Every line from the first one to the line containing "5.04, 5.02, 5.03]" should be echoed exactly; leave out the rest.
-- start of SUPPLIED MATERIAL --
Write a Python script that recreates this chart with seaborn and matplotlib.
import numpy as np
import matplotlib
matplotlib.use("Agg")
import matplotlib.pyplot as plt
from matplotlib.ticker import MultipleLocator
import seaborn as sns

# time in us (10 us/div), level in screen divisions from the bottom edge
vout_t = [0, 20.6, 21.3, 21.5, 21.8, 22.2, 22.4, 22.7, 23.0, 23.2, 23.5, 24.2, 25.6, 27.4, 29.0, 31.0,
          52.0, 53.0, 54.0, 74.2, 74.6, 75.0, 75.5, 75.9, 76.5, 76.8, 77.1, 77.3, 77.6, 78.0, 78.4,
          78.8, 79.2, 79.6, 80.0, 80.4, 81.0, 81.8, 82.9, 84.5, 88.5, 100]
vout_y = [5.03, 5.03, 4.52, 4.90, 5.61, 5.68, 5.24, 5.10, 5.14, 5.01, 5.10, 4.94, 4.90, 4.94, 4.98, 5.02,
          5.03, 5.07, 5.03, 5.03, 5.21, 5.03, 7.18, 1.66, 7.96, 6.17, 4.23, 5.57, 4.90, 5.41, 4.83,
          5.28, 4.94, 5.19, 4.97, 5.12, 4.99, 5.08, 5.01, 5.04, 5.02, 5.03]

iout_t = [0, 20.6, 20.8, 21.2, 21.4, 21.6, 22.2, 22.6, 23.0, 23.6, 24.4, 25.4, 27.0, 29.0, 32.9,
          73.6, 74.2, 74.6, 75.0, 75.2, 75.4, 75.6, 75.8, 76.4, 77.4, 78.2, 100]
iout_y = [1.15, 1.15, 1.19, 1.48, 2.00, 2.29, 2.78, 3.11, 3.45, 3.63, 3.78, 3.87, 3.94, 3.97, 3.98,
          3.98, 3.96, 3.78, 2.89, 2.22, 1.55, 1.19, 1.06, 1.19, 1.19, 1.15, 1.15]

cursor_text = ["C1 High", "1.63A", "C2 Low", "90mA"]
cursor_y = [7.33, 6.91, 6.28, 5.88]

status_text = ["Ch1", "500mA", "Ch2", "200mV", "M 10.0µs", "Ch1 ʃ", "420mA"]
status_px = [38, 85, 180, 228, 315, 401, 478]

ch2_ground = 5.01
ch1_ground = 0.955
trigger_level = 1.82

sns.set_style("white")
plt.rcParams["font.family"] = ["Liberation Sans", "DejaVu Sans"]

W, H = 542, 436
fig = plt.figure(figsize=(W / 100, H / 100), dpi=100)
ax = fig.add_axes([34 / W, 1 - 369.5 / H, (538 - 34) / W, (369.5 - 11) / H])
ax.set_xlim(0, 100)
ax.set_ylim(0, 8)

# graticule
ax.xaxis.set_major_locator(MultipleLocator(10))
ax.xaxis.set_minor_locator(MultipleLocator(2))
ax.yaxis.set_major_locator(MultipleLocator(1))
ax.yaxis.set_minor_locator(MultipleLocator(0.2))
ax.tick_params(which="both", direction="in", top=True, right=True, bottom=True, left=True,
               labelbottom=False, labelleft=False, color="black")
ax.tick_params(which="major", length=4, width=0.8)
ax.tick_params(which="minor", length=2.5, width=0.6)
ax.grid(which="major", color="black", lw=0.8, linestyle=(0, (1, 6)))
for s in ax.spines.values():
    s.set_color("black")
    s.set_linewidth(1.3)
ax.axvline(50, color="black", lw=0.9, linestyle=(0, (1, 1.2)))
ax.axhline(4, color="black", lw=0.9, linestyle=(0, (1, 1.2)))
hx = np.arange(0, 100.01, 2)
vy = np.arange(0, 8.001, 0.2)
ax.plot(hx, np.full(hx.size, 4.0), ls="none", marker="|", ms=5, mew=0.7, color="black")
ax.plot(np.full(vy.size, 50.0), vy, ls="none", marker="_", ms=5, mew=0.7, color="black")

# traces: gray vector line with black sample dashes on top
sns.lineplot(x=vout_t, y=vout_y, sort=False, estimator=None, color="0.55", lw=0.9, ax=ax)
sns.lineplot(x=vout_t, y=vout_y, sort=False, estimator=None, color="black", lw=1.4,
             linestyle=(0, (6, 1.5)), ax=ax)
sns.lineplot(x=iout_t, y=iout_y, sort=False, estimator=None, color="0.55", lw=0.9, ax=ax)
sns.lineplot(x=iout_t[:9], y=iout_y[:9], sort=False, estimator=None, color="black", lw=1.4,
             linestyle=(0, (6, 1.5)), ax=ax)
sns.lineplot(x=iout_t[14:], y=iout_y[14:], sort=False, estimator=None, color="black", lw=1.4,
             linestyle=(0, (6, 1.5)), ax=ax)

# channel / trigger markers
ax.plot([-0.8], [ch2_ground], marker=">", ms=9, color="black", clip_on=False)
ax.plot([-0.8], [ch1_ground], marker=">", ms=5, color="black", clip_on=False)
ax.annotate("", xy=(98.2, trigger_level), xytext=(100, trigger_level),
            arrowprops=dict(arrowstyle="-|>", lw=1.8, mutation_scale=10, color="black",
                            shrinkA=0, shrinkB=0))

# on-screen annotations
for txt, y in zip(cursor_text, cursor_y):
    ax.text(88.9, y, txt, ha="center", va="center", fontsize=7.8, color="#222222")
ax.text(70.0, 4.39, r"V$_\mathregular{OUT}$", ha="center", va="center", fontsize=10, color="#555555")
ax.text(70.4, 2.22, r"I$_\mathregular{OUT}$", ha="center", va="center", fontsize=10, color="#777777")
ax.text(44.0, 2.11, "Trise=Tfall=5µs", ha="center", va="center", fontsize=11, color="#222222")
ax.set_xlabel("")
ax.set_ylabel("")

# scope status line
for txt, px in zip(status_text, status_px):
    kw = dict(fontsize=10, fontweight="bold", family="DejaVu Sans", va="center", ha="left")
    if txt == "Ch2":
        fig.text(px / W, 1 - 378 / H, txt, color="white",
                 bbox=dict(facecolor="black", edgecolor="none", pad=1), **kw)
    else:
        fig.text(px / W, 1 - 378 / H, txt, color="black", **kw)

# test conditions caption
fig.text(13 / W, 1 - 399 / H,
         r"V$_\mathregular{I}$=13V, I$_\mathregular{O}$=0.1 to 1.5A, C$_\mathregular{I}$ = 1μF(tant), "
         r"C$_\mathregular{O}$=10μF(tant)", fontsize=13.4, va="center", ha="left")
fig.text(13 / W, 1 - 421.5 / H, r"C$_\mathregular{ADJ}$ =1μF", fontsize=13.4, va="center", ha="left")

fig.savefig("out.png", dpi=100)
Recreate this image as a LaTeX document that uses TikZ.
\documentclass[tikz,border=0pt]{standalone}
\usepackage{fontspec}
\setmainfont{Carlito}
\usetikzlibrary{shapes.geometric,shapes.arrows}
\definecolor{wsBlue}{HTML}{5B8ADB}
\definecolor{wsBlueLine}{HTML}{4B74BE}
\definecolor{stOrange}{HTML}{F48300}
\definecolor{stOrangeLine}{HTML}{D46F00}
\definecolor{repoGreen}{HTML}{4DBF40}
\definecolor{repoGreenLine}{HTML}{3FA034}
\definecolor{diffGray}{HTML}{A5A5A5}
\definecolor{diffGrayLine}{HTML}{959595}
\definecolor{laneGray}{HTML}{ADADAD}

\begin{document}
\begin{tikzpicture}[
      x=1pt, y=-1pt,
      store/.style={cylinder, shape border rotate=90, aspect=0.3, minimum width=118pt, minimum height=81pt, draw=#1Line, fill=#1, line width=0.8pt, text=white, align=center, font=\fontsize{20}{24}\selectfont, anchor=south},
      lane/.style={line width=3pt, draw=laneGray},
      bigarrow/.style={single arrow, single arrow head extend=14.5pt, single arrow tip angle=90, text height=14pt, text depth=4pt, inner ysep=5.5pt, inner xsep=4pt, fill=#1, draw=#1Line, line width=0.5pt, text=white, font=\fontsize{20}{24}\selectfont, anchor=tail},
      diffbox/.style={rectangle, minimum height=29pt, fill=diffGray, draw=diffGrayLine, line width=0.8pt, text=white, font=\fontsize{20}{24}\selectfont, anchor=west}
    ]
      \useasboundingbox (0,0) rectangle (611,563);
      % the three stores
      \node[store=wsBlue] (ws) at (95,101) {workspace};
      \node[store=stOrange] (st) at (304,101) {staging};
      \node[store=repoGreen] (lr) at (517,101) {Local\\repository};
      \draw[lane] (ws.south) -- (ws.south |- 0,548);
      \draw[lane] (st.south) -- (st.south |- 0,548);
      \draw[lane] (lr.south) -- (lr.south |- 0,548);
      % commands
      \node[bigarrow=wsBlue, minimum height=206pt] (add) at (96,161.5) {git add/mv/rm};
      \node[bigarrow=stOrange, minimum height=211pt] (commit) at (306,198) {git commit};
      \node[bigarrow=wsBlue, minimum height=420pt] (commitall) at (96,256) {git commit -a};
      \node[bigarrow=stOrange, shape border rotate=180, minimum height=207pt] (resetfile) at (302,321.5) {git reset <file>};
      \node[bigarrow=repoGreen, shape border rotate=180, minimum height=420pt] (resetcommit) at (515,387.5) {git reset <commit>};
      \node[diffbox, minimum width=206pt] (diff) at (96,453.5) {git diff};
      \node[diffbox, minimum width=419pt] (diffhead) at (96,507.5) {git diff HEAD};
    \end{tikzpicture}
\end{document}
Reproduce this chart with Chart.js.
-- end of SUPPLIED MATERIAL --
(RESULT OF THE EXERCISE):
Write a Python script that recreates this chart with seaborn and matplotlib.
import numpy as np
import matplotlib
matplotlib.use("Agg")
import matplotlib.pyplot as plt
from matplotlib.ticker import MultipleLocator
import seaborn as sns

# time in us (10 us/div), level in screen divisions from the bottom edge
vout_t = [0, 20.6, 21.3, 21.5, 21.8, 22.2, 22.4, 22.7, 23.0, 23.2, 23.5, 24.2, 25.6, 27.4, 29.0, 31.0,
          52.0, 53.0, 54.0, 74.2, 74.6, 75.0, 75.5, 75.9, 76.5, 76.8, 77.1, 77.3, 77.6, 78.0, 78.4,
          78.8, 79.2, 79.6, 80.0, 80.4, 81.0, 81.8, 82.9, 84.5, 88.5, 100]
vout_y = [5.03, 5.03, 4.52, 4.90, 5.61, 5.68, 5.24, 5.10, 5.14, 5.01, 5.10, 4.94, 4.90, 4.94, 4.98, 5.02,
          5.03, 5.07, 5.03, 5.03, 5.21, 5.03, 7.18, 1.66, 7.96, 6.17, 4.23, 5.57, 4.90, 5.41, 4.83,
          5.28, 4.94, 5.19, 4.97, 5.12, 4.99, 5.08, 5.01, 5.04, 5.02, 5.03]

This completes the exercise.